Teacher & student economics

Distillation as the business case for everything you've built: the cost math with all the lines, quality tolerances by task shape, and the routing pattern that keeps the teacher in the loop.

You've been running a distillation project since Module 2 — teacher-generated data, student training, comparative eval. This module names the pattern, does its math honestly, and prepares the ship decision. First, why distillation is the adaptation pattern with board-level legibility:

  • The cost math, with all the lines (the finance course would insist): current state = frontier calls × volume; future state = student serving (hosted small-model API or your GPU) + amortized training (teacher data generation + runs + your time — real numbers from your own logs, a pleasant novelty) + the maintenance line (re-distillation when the task drifts or the base improves, monitoring, the eval upkeep) + the teacher's retained role (below — it never goes to zero). For Harbor Lane's 50k/month triage: typical shape is 90-95% serving-cost reduction with single-digit-month payback. Do your own with your own logs in the lab.
  • Quality tolerance is task-shaped, and triage is the friendly shape: classification with an escape hatch tolerates a 2-3 point gap gracefully — the escape route catches the student's uncertainty, and downstream review catches the rest. Generation tasks (drafting customer replies) wear their quality gaps in public; distill those with much tighter tolerances and Module 6-grade eval. Know which shape you're shipping.
  • Latency is the quiet second win: small models answer in a fraction of the time, which matters exactly where distillation targets live — high-volume, in-the-loop steps where 400ms vs. 3s changes what UX is possible. Price it alongside cost; sometimes it's the real reason.
A worked cost table (illustrative — run your own with your logs)
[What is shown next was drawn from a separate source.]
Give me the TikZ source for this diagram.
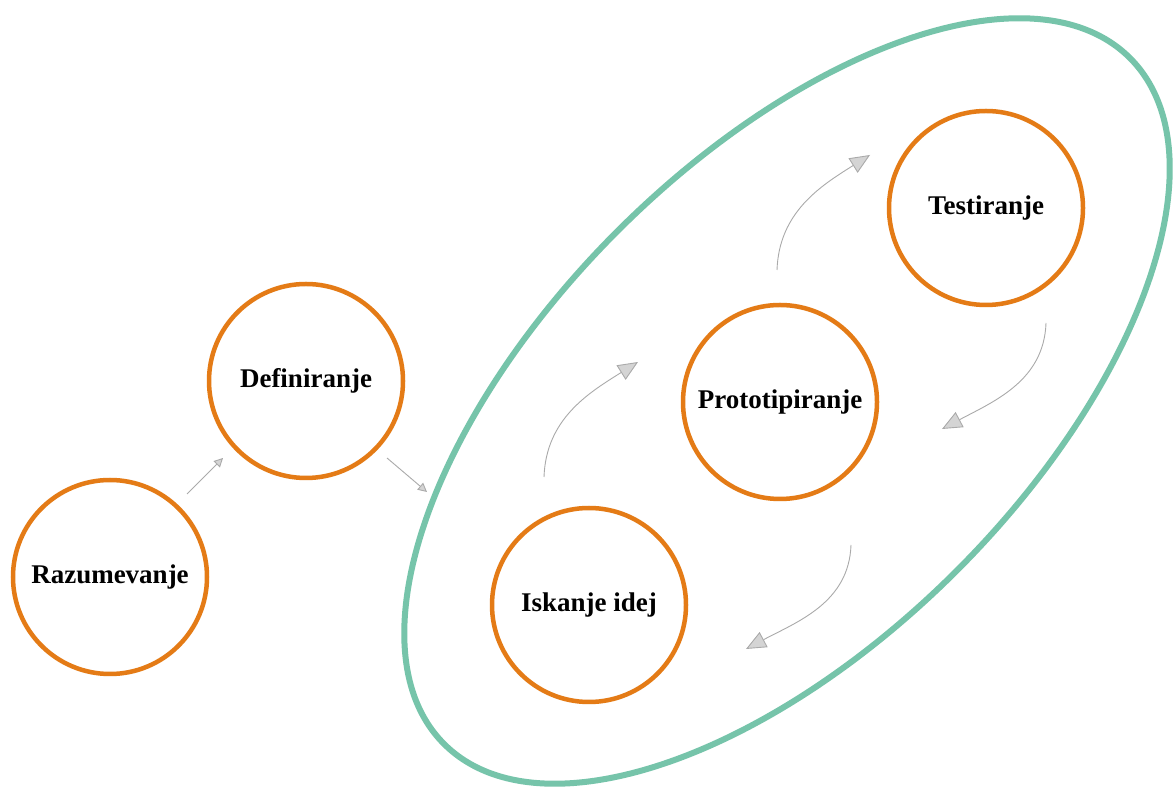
\documentclass[tikz,border=0pt]{standalone}
\usepackage{fontspec}
\setmainfont{Liberation Serif}
\usetikzlibrary{arrows.meta}
\definecolor{stageorange}{RGB}{228,123,22}
\definecolor{loopteal}{RGB}{118,196,170}
\definecolor{arrowgray}{RGB}{170,170,170}
\definecolor{headfill}{RGB}{212,212,212}
\tikzset{
  stage/.style={circle, draw=stageorange, line width=4.5pt, minimum size=194pt,
    inner sep=0pt, font=\fontsize{27}{32}\selectfont\bfseries, text=black},
  smallarrow/.style={draw=arrowgray, line width=0.9pt,
    -{Triangle[open, length=9pt, width=9pt, fill=headfill]}},
  looparrow/.style={draw=arrowgray, line width=0.9pt,
    -{Triangle[length=20pt, width=17pt, fill=headfill]}},
}
\begin{document}
\begin{tikzpicture}[x=1pt,y=1pt]
  \useasboundingbox (0,0) rectangle (1174,789);
  \fill[white] (0,0) rectangle (1174,789);

  % iteration loop enclosure
  \draw[loopteal, line width=6pt, rotate around={45:(787,388)}]
    (787,388) ellipse [x radius=485, y radius=240];

  % stages
  \node[stage] (raz)   at (110,212) {Razumevanje};
  \node[stage] (def)   at (306,408) {Definiranje};
  \node[stage] (proto) at (780,387) {Prototipiranje};
  \node[stage] (test)  at (986,581) {Testiranje};
  \node[stage] (isk)   at (589,184) {Iskanje idej};

  % connector end points
  \coordinate (r1) at (187,295);  \coordinate (r2) at (223,331);
  \coordinate (d1) at (387,331);  \coordinate (d2) at (427,297);
  \coordinate (i1) at (544,312);  \coordinate (i2) at (638,427);
  \coordinate (p1) at (777,519);  \coordinate (p2) at (870,634);
  \coordinate (t1) at (1046,466); \coordinate (t2) at (942,360);
  \coordinate (q1) at (851,244);  \coordinate (q2) at (746,140);

  \draw[smallarrow] (r1) -- (r2);
  \draw[smallarrow] (d1) -- (d2);
  \draw[looparrow] (i1) to[out=88, in=212] (i2);
  \draw[looparrow] (p1) to[out=88, in=212] (p2);
  \draw[looparrow] (t1) to[out=-92, in=28] (t2);
  \draw[looparrow] (q1) to[out=-92, in=28] (q2);
\end{tikzpicture}
\end{document}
Per 1,000 triage calls, with an illustrative frontier price of $6.00 / 1,000 and a student that serves at a twentieth of that ($0.30 / 1,000, the course's twentieth-cost figure): teacher-only = $6.00. Distilled student with a 5% escape to the teacher (routing the uncertain slice) = 950 student calls ($0.285) + 50 teacher calls ($0.30) = $0.59 / 1,000 — about a 90% reduction, landing in the 90–95% band. At Harbor Lane's 50k/month that's ~$300/month teacher-only vs. ~$30/month for the cascade, ~$270/month saved; a one-time training spend of a few tens of dollars pays back in well under a month. Every number here is illustrative — the point is the shape; run it on your own logs in the lab.

The teacher never leaves: the routing pattern

Mature distilled deployments run a cascade: the student handles everything it's confident about; the escape/low-confidence slice routes to the teacher (or a human, per your task's stakes); teacher decisions on routed cases get logged as future training data — the flywheel that makes the student better each re-distillation cycle. Two disciplines keep the cascade honest: the routing threshold is tuned on eval data like any control (asymmetric costs and all — your operational courses built this reflex), and the routed-traffic rate is monitored — rising escapes are your earliest drift signal, arriving weeks before eval scores move. The pattern should feel familiar: it's the unsure lane from the automation course, wearing model weights.

Check the teacher's terms, again, before you ship

Module 1's ToS check was about training; shipping adds questions: some providers' terms constrain using outputs to build competing services, and definitions vary. An internal triage model distilled from a frontier teacher is squarely mainstream practice under major providers' current terms — but 'current' and 'major' are doing work in that sentence. Confirm for your provider, in writing, at ship time. Thirty minutes with the ToS beats any conversation that starts with legal discovering the pipeline post-launch.